----- Supplied data -----
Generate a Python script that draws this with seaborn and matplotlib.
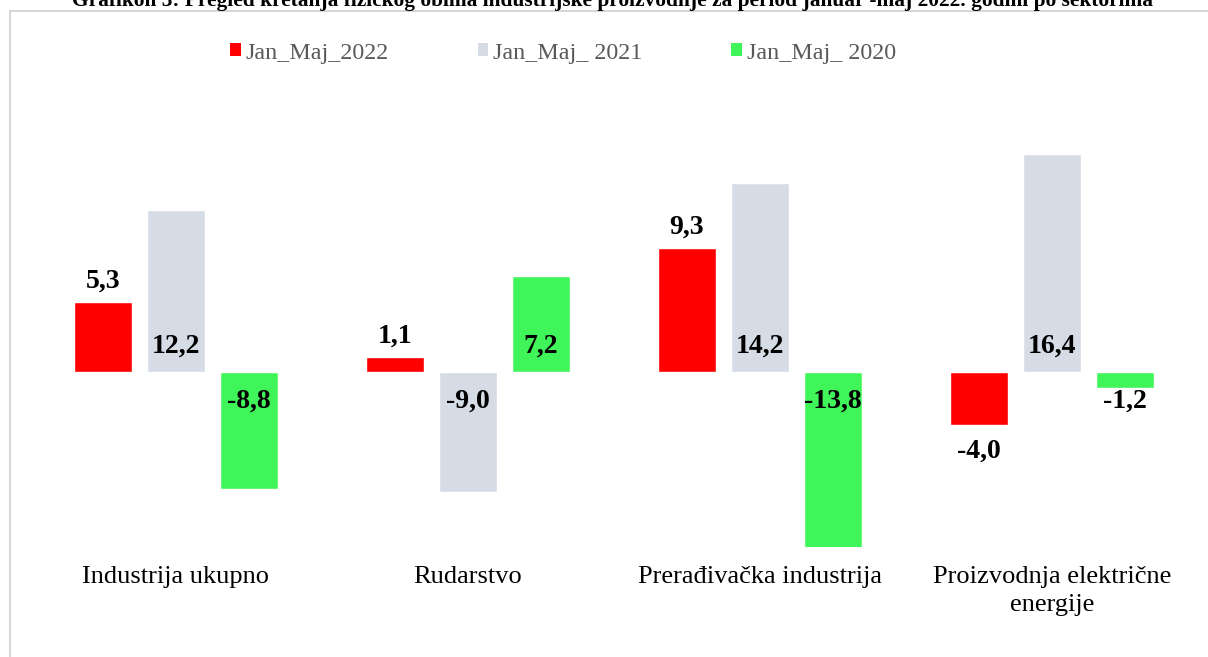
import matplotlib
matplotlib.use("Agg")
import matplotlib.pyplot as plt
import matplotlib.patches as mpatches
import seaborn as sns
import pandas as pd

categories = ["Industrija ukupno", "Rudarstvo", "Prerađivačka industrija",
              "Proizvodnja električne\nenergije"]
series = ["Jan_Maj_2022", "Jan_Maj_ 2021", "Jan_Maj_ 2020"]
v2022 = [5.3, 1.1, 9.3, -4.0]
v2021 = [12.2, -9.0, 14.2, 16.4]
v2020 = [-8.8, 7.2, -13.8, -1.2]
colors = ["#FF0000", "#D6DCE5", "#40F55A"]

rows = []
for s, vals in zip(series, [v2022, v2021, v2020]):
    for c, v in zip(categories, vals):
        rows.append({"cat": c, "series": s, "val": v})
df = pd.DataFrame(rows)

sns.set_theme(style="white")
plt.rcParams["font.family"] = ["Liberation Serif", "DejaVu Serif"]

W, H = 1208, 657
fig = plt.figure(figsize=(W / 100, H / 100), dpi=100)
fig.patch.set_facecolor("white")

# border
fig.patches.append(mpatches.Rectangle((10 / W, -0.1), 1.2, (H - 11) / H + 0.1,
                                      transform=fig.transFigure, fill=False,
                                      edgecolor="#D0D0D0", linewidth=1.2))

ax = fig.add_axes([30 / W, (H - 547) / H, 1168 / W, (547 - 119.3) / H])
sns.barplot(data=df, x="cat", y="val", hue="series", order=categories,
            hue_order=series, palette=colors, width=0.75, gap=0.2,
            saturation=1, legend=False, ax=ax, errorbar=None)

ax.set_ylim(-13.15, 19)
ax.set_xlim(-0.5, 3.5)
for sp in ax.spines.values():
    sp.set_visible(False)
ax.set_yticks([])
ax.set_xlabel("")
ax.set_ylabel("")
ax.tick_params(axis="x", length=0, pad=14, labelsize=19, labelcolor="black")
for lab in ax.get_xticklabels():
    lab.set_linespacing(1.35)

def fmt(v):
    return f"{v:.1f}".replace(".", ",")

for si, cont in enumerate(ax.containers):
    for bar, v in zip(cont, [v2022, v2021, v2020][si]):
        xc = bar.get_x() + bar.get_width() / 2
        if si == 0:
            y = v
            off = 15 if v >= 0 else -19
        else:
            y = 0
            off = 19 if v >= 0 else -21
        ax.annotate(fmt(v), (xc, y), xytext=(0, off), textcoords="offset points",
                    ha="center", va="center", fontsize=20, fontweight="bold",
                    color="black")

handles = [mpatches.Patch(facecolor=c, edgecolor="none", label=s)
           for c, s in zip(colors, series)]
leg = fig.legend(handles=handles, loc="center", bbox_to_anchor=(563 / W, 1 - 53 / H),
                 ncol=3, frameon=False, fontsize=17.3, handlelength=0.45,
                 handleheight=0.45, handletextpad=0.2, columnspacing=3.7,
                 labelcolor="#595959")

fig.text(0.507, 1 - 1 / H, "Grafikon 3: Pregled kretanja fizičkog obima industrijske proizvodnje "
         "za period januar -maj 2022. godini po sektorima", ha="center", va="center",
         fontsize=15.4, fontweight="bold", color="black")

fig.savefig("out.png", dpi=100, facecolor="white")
-----
→ Directive
Repeat the material above in full and exactly, apart from the pictures.

→ Exercise answer
Generate a Python script that draws this with seaborn and matplotlib.
import matplotlib
matplotlib.use("Agg")
import matplotlib.pyplot as plt
import matplotlib.patches as mpatches
import seaborn as sns
import pandas as pd

categories = ["Industrija ukupno", "Rudarstvo", "Prerađivačka industrija",
              "Proizvodnja električne\nenergije"]
series = ["Jan_Maj_2022", "Jan_Maj_ 2021", "Jan_Maj_ 2020"]
v2022 = [5.3, 1.1, 9.3, -4.0]
v2021 = [12.2, -9.0, 14.2, 16.4]
v2020 = [-8.8, 7.2, -13.8, -1.2]
colors = ["#FF0000", "#D6DCE5", "#40F55A"]

rows = []
for s, vals in zip(series, [v2022, v2021, v2020]):
    for c, v in zip(categories, vals):
        rows.append({"cat": c, "series": s, "val": v})
df = pd.DataFrame(rows)

sns.set_theme(style="white")
plt.rcParams["font.family"] = ["Liberation Serif", "DejaVu Serif"]

W, H = 1208, 657
fig = plt.figure(figsize=(W / 100, H / 100), dpi=100)
fig.patch.set_facecolor("white")

# border
fig.patches.append(mpatches.Rectangle((10 / W, -0.1), 1.2, (H - 11) / H + 0.1,
                                      transform=fig.transFigure, fill=False,
                                      edgecolor="#D0D0D0", linewidth=1.2))

ax = fig.add_axes([30 / W, (H - 547) / H, 1168 / W, (547 - 119.3) / H])
sns.barplot(data=df, x="cat", y="val", hue="series", order=categories,
            hue_order=series, palette=colors, width=0.75, gap=0.2,
            saturation=1, legend=False, ax=ax, errorbar=None)

ax.set_ylim(-13.15, 19)
ax.set_xlim(-0.5, 3.5)
for sp in ax.spines.values():
    sp.set_visible(False)
ax.set_yticks([])
ax.set_xlabel("")
ax.set_ylabel("")
ax.tick_params(axis="x", length=0, pad=14, labelsize=19, labelcolor="black")
for lab in ax.get_xticklabels():
    lab.set_linespacing(1.35)

def fmt(v):
    return f"{v:.1f}".replace(".", ",")

for si, cont in enumerate(ax.containers):
    for bar, v in zip(cont, [v2022, v2021, v2020][si]):
        xc = bar.get_x() + bar.get_width() / 2
        if si == 0:
            y = v
            off = 15 if v >= 0 else -19
        else:
            y = 0
            off = 19 if v >= 0 else -21
        ax.annotate(fmt(v), (xc, y), xytext=(0, off), textcoords="offset points",
                    ha="center", va="center", fontsize=20, fontweight="bold",
                    color="black")

handles = [mpatches.Patch(facecolor=c, edgecolor="none", label=s)
           for c, s in zip(colors, series)]
leg = fig.legend(handles=handles, loc="center", bbox_to_anchor=(563 / W, 1 - 53 / H),
                 ncol=3, frameon=False, fontsize=17.3, handlelength=0.45,
                 handleheight=0.45, handletextpad=0.2, columnspacing=3.7,
                 labelcolor="#595959")

fig.text(0.507, 1 - 1 / H, "Grafikon 3: Pregled kretanja fizičkog obima industrijske proizvodnje "
         "za period januar -maj 2022. godini po sektorima", ha="center", va="center",
         fontsize=15.4, fontweight="bold", color="black")

fig.savefig("out.png", dpi=100, facecolor="white")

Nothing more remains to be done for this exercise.